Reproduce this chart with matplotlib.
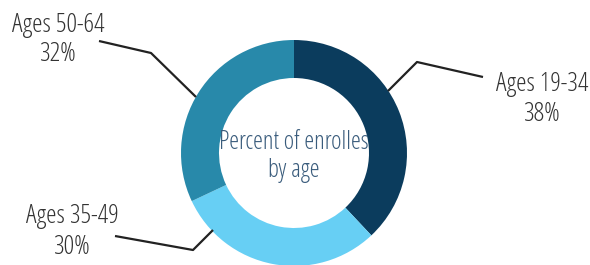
import matplotlib
matplotlib.use("Agg")
import matplotlib.pyplot as plt
from matplotlib.font_manager import FontProperties

labels = ["Ages 19-34", "Ages 35-49", "Ages 50-64"]
values = [38, 30, 32]
colors = ["#0b3c5d", "#67cff4", "#2889aa"]
center_lines = ["Percent of enrolles", "by age"]

W, H = 590, 265
fig = plt.figure(figsize=(W / 100, H / 100), dpi=100)
ax = fig.add_axes([0, 0, 1, 1])

fp_lab = FontProperties(family="Open Sans", stretch="condensed", weight=300, size=19)
fp_cen = FontProperties(family="Open Sans", stretch="condensed", weight=300, size=18)

cx, cy, R = 294, H - 153, 113
ax.pie(values, colors=colors, startangle=90, counterclock=False, center=(cx, cy),
       radius=R, wedgeprops=dict(width=38, linewidth=0), frame=True)
ax.set_xlim(0, W)
ax.set_ylim(0, H)
ax.set_aspect("equal")
ax.axis("off")

for line, base in zip(center_lines, [149, 177]):
    ax.text(cx, H - base, line, ha="center", va="baseline", fontproperties=fp_cen,
            color="#3a5c7c")

# leader lines (pixel layout)
leaders = [
    [(388, 91), (417, 62), (483, 77)],
    [(213, 230), (193, 250), (115, 236)],
    [(196, 97), (151, 53), (99, 41)],
]
label_pos = [(542, 91, 121), (72, 223, 254), (58, 32, 61)]
for lab, v, pts, (lx, b1, b2) in zip(labels, values, leaders, label_pos):
    xs = [p[0] for p in pts]
    ys = [H - p[1] for p in pts]
    ax.plot(xs, ys, color="#222222", lw=1.6, solid_capstyle="butt")
    ax.text(lx, H - b1, lab, ha="center", va="baseline", fontproperties=fp_lab, color="#333333")
    ax.text(lx, H - b2, f"{v}%", ha="center", va="baseline", fontproperties=fp_lab, color="#333333")

fig.savefig("out.png", dpi=100, facecolor="white")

--- WHAT YOU NEED TO DO ---
Your task is to return the lines above, from the first one up to and including the line containing "from matplotlib.font_manager import", minus any pictures.

--- FINISHED EXERCISE ---
Reproduce this chart with matplotlib.
import matplotlib
matplotlib.use("Agg")
import matplotlib.pyplot as plt
from matplotlib.font_manager import FontProperties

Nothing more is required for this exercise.